Based on these factors, we decided on a matte water-based finish for this phase on both the oak and the fir. Longer cure time, but almost no odor. Its not recommended for those with large dogs, but we only have a (monster) cat, so we decided to take our chances.
Unlike the swedish finish, the stain color of the fir flooring looks great in the rest of the house, so we decided to try to match that part. The closest we came was to mix about 1/8 “Red Mahogany” with 7/8 “Mesquite” give or take. Its not a perfect match, but it looks good and most people wouldn’t know.
“Red Mahogany” on the left and “Mesquite” on the right. “Red Mahogany” is too brown and “Mesquite” had too much of a purple tone straight out of the can (but you can’t really tell in the photo), so we added a dash of “Red Mahogany” to neutralize that.

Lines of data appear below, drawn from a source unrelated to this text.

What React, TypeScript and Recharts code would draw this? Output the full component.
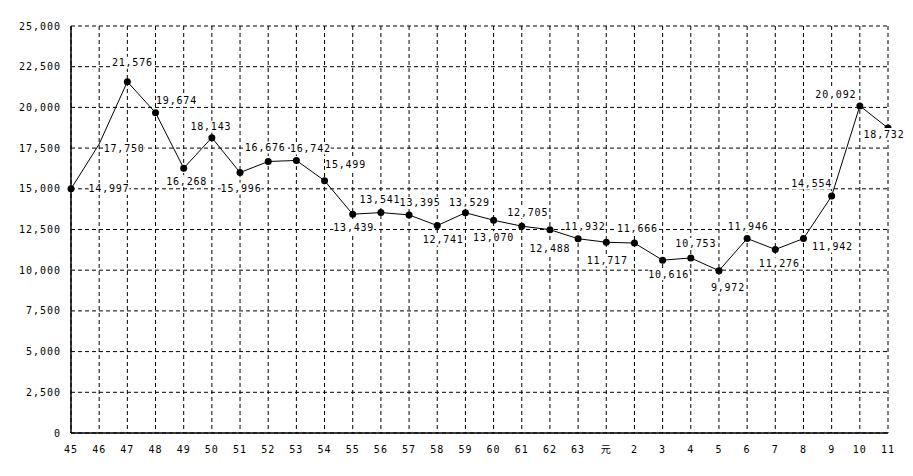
import { LineChart, Line, XAxis, YAxis, CartesianGrid, LabelList } from 'recharts';

// 年 (昭和45〜平成11)
const years = [
    '45', '46', '47', '48', '49', '50', '51', '52', '53', '54',
    '55', '56', '57', '58', '59', '60', '61', '62', '63', '元',
    '2', '3', '4', '5', '6', '7', '8', '9', '10', '11',
];

const counts = [
    14997, 17750, 21576, 19674, 16268, 18143, 15996, 16676, 16742, 15499,
    13439, 13541, 13395, 12741, 13529, 13070, 12705, 12488, 11932, 11717,
    11666, 10616, 10753, 9972, 11946, 11276, 11942, 14554, 20092, 18732,
];

// points drawn without a marker
const noDot = ['46'];

const yTicks = [0, 2500, 5000, 7500, 10000, 12500, 15000, 17500, 20000, 22500, 25000];

// label placement relative to each point (dx, dy)
const labelOffsets: [number, number][] = [
    [38, 0], [25, 4], [5, -19], [21, -12], [3, 13], [-1, -11], [1, 16], [-3, -14], [14, -12], [21, -16],
    [1, 13], [-1, -13], [11, -12], [6, 14], [4, -10], [0, 17], [6, -14], [0, 19], [7, -12], [1, 18],
    [3, -15], [6, 14], [5, -14], [9, 17], [1, -12], [4, 14], [29, 8], [-20, -13], [-24, -11], [-4, 6],
];

const chartData = years.map((year, i) => ({ year, count: counts[i] }));

const FONT = "'DejaVu Sans Mono', 'Noto Sans CJK JP', monospace";

const fmt = (v: number) => v.toLocaleString('en-US');

const ValueLabel = (props: any) => {
    const { x, y, value, index } = props;
    const [dx, dy] = labelOffsets[index] || [0, -12];
    const text = fmt(value);
    const w = text.length * 6.8;
    const cx = x + dx;
    const cy = y + dy;
    return (
        <g>
            <rect x={cx - w / 2} y={cy - 6} width={w} height={12} fill="#fff" />
            <text x={cx} y={cy} textAnchor="middle" dominantBaseline="central"
                fontSize={10} letterSpacing={0.8} fontFamily={FONT} fill="#000">
                {text}
            </text>
        </g>
    );
};

const Dot = (props: any) => {
    const { cx, cy, payload } = props;
    if (noDot.includes(payload.year)) return <g />;
    return <circle cx={cx} cy={cy} r={3.5} fill="#000" stroke="none" />;
};

const App = () => {
    return (
        <div style={{ margin: -8, width: 913, height: 476, background: '#fff' }}>
            <LineChart width={913} height={476} data={chartData}
                margin={{ top: 26, right: 25, bottom: 0, left: 0 }}>
                <CartesianGrid stroke="#000" strokeDasharray="4 3" />
                <XAxis
                    dataKey="year"
                    height={43}
                    axisLine={{ stroke: '#000', strokeWidth: 1.5 }}
                    tickLine={false}
                    tickSize={0}
                    tickMargin={13}
                    interval={0}
                    tick={{ fill: '#000', fontSize: 10, fontFamily: FONT, letterSpacing: 1 }}
                />
                <YAxis
                    width={71}
                    domain={[0, 25000]}
                    ticks={yTicks}
                    axisLine={{ stroke: '#000', strokeWidth: 1.5 }}
                    tickLine={false}
                    tickSize={0}
                    tickMargin={10}
                    tickFormatter={fmt}
                    tick={{ fill: '#000', fontSize: 10, fontFamily: FONT, letterSpacing: 1 }}
                />
                <Line
                    dataKey="count"
                    stroke="#000"
                    strokeWidth={1}
                    dot={<Dot />}
                    activeDot={false}
                    isAnimationActive={false}
                >
                    <LabelList dataKey="count" content={<ValueLabel />} />
                </Line>
            </LineChart>
        </div>
    );
};

export default App;
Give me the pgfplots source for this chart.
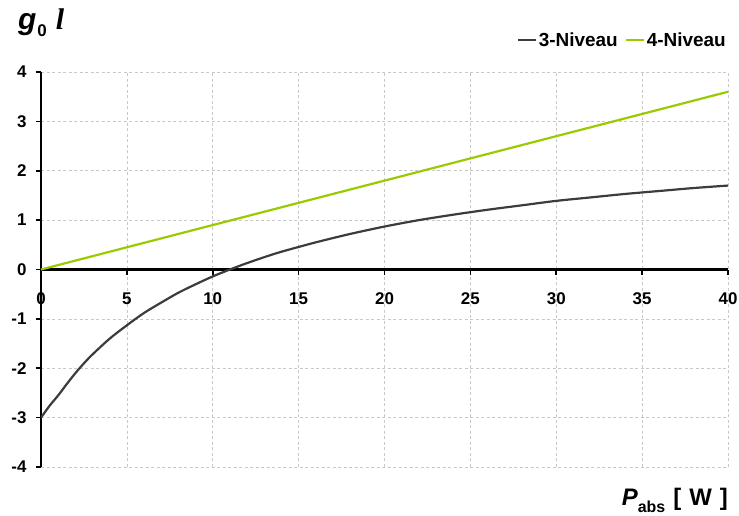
\documentclass[border=0pt]{standalone}
\usepackage{fontspec}
\setmainfont{Liberation Sans}
\newfontfamily\serifface{Liberation Serif}
\usepackage{pgfplots}
\pgfplotsset{compat=1.18}

\definecolor{niveauDrei}{RGB}{60,60,60}
\definecolor{niveauVier}{RGB}{153,204,0}
\definecolor{gridgray}{RGB}{200,200,200}

\begin{document}
\begin{tikzpicture}
\useasboundingbox (0,0) rectangle (739bp,516bp);
\begin{axis}[
  scale only axis,
  width=687bp, height=395bp,
  at={(41bp,49bp)}, anchor=south west,
  xmin=0, xmax=40, ymin=-4, ymax=4,
  axis x line=middle, axis y line=left,
  axis line style={-, line width=2.3bp, black},
  hide obscured x ticks=false, hide obscured y ticks=false,
  xtick={0,5,...,40}, ytick={-4,-3,...,4},
  tick align=outside,
  major tick length=5bp,
  tick style={line width=1.6bp, black},
  grid=major,
  grid style={line width=0.7bp, gridgray, dash pattern=on 3bp off 2.5bp},
  /pgf/number format/assume math mode=true,
  ticklabel style={font=\fontsize{17}{20}\selectfont\bfseries},
  xticklabel style={yshift=-15bp},
  yticklabel style={xshift=-6bp},
  legend columns=2,
  legend cell align=left,
  legend style={draw=none, fill=none, inner sep=0pt,
    font=\fontsize{19}{22}\selectfont\bfseries,
    at={(1.0,1.081)}, anchor=east,
    /tikz/every even column/.append style={column sep=5bp}},
  legend image code/.code={\draw[#1] (-2bp,0bp) -- (16bp,0bp);},
]
% 3-level system: gain rises from -3 and saturates
\addplot[niveauDrei, line width=2.2bp, smooth] coordinates {
  (0,-3.0) (0.5,-2.76) (1,-2.55) (1.5,-2.32) (2,-2.10) (2.5,-1.90)
  (3,-1.72) (4,-1.40) (5,-1.13) (6,-0.88) (7,-0.67) (8,-0.47)
  (9,-0.30) (10,-0.14) (11,0.0) (12,0.13) (13,0.25) (14,0.36)
  (16,0.55) (18,0.72) (20,0.87) (22,1.00) (24,1.11) (26,1.21)
  (28,1.30) (30,1.39) (32,1.46) (34,1.53) (36,1.59) (38,1.65) (40,1.70)
};
\addlegendentry{3-Niveau}
% 4-level system: linear gain
\addplot[niveauVier, line width=2.2bp] coordinates {(0,0) (40,3.6)};
\addlegendentry{4-Niveau}
\end{axis}
% axis titles
\node[anchor=base west, inner sep=0pt] at (18bp,486bp)
  {\fontsize{30}{34}\selectfont\bfseries\itshape g\hspace{1bp}\raisebox{-7bp}{\fontsize{17}{20}\selectfont\upshape 0}\hspace{9bp}{\serifface l}};
\node[anchor=base east, inner sep=0pt] at (728bp,11bp)
  {\fontsize{24}{28}\selectfont\bfseries\itshape P\raisebox{-7bp}{\fontsize{16}{19}\selectfont\upshape abs}\upshape\hspace{8bp}[\hspace{8bp}W\hspace{8bp}]};
\end{tikzpicture}
\end{document}
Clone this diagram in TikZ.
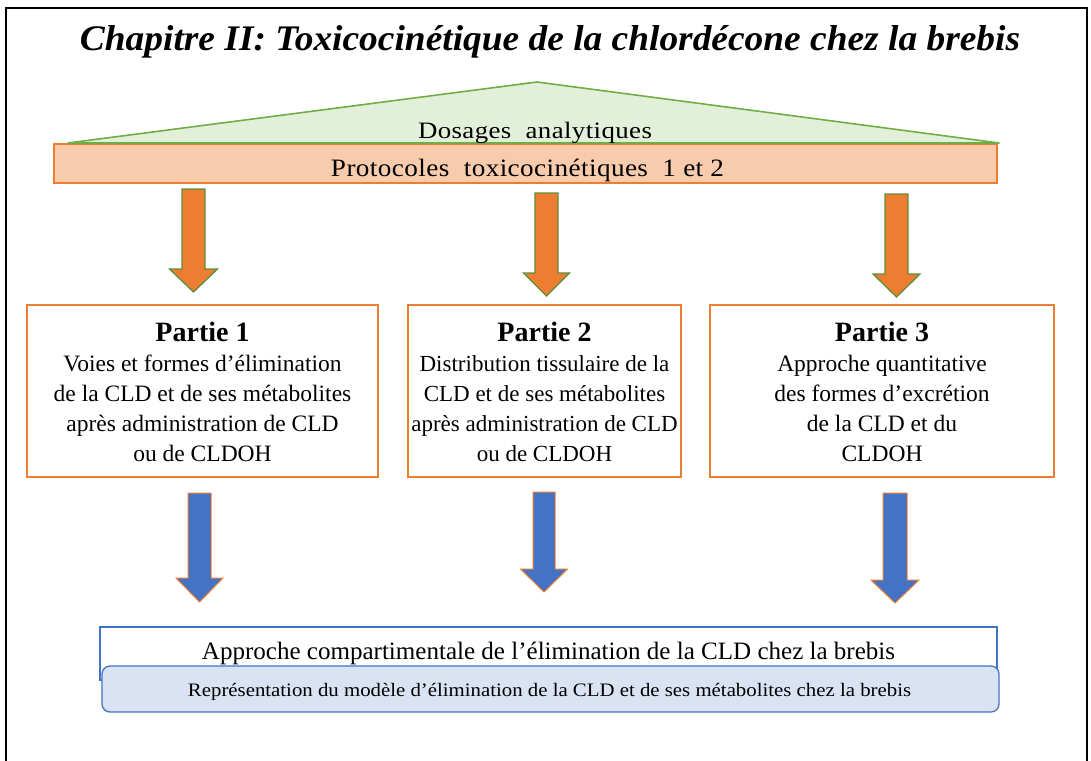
\documentclass[tikz,border=0pt]{standalone}
\usepackage{fontspec}
\setmainfont{Liberation Serif}
\newfontfamily\spacedserif[LetterSpace=1.5]{Liberation Serif}
\usepackage{graphicx}
\definecolor{orng}{HTML}{ED7D31}
\definecolor{orngfill}{HTML}{F8CBAD}
\definecolor{grn}{HTML}{70AD47}
\definecolor{grnfill}{HTML}{E2F0D9}
\definecolor{darkgrn}{HTML}{5E8E3A}
\definecolor{blu}{HTML}{4472C4}
\definecolor{blufill}{HTML}{DAE3F3}
\newcommand\blockarrow[7]{\draw[#1] ({#2-#6},#3) -- ({#2+#6},#3) -- ({#2+#6},#4) -- ({#2+#7},#4) -- (#2,#5) -- ({#2-#7},#4) -- ({#2-#6},#4) -- cycle;}
\tikzset{
  tri/.style={draw=grn, fill=grnfill, line width=1.6pt, line join=round},
  proto/.style={draw=orng, fill=orngfill, line width=1.6pt, inner sep=0pt},
  partbox/.style={draw=orng, fill=white, line width=1.5pt, inner sep=0pt},
  orarrow/.style={fill=orng, draw=darkgrn, line width=1.3pt},
  bluarrow/.style={fill=blu, draw=orng, line width=1pt},
  lbl/.style={inner sep=0pt, anchor=base},
  parttxt/.style={inner sep=0pt, anchor=south, align=center, font=\fontsize{23.5}{30}\selectfont},
  whitebox/.style={draw=blu, fill=white, line width=1.3pt, inner sep=0pt},
  roundbox/.style={draw=blu, fill=blufill, line width=1.3pt, rounded corners=8pt, inner sep=0pt},
}
\newcommand\parttitle[1]{{\fontsize{28}{30}\selectfont\bfseries #1}}
\begin{document}
\begin{tikzpicture}[x=1pt,y=-1pt]
\useasboundingbox (0,0) rectangle (1091,760);
% frame
\draw[line width=2.5pt] (6,800) -- (6,8) -- (1087,8) -- (1087,800);
% title
\node[lbl] (title) at (550,51) {\resizebox{940pt}{\height}{\fontsize{36}{40}\selectfont\bfseries\itshape Chapitre II: Toxicocinétique de la chlordécone chez la brebis}};
% protocoles bar and triangle
\node[proto, minimum width=943pt, minimum height=39pt] (proto) at (525.5,163.5) {};
\draw[tri] (68,143) coordinate (tl) -- (537,82) coordinate (apex) -- (999,143) coordinate (tr) -- cycle;
\node[lbl] (dosages) at (535,138) {\resizebox{234pt}{\height}{\fontsize{23.5}{28}\spacedserif Dosages\ \ analytiques}};
\node[lbl] (prototxt) at (527.5,176) {\resizebox{393pt}{\height}{\fontsize{25}{30}\spacedserif Protocoles\ \ toxicocinétiques\ \ 1\ et\ 2}};
% orange arrows
\blockarrow{orarrow}{193.5}{189}{269}{292}{11.5}{24}
\blockarrow{orarrow}{546.5}{193}{273}{296}{11.5}{23}
\blockarrow{orarrow}{896.5}{194}{274}{297}{11.5}{23.5}
% part boxes
\node[partbox, minimum width=351pt, minimum height=172pt] (p1) at (202.5,391) {};
\node[partbox, minimum width=273pt, minimum height=172pt] (p2) at (544.5,391) {};
\node[partbox, minimum width=344pt, minimum height=172pt] (p3) at (882,391) {};
\node[parttxt] (p1t) at (202.5,462) {\parttitle{Partie 1}\\Voies et formes d’élimination\\de la CLD et de ses métabolites\\après administration de CLD\\ou de CLDOH};
\node[parttxt, font=\fontsize{23}{30}\selectfont] (p2t) at (544.5,462) {\parttitle{Partie 2}\\Distribution tissulaire de la\\CLD et de ses métabolites\\après administration de CLD\\ou de CLDOH};
\node[parttxt] (p3t) at (882,462) {\parttitle{Partie 3}\\Approche quantitative\\des formes d’excrétion\\de la CLD et du\\CLDOH};
% blue arrows
\blockarrow{bluarrow}{199.5}{493}{578}{602}{11.5}{23.5}
\blockarrow{bluarrow}{544}{492}{569}{592}{11}{23.5}
\blockarrow{bluarrow}{895}{493}{580}{603}{12}{24}
% bottom boxes
\node[whitebox, minimum width=897pt, minimum height=53pt] (comp) at (548.5,653.5) {};
\node[roundbox, minimum width=897pt, minimum height=46pt] (model) at (550.5,689) {};
\node[lbl] (comptxt) at (548.5,659) {\resizebox{693pt}{\height}{\fontsize{25}{30}\selectfont Approche compartimentale de l’élimination de la CLD chez la brebis}};
\node[lbl] (modeltxt) at (549.5,696) {\resizebox{723pt}{\height}{\fontsize{19}{24}\selectfont Représentation du modèle d’élimination de la CLD et de ses métabolites chez la brebis}};
\end{tikzpicture}
\end{document}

Now on to some progress shots!
I don’t have really great “befores” of just the floors, but suffice it to say, they had never been refinished, so here are some during and after shots!
Fir can bruise from traffic over the years as seen here.
We were really happy with David’s work and now we’re just trying to install all the trim without messing up the new finish. We’ve put down plastic and several moving blankets to keep it protected as much as we can from any tool dropping while we finish up the rest of the project. So far so good!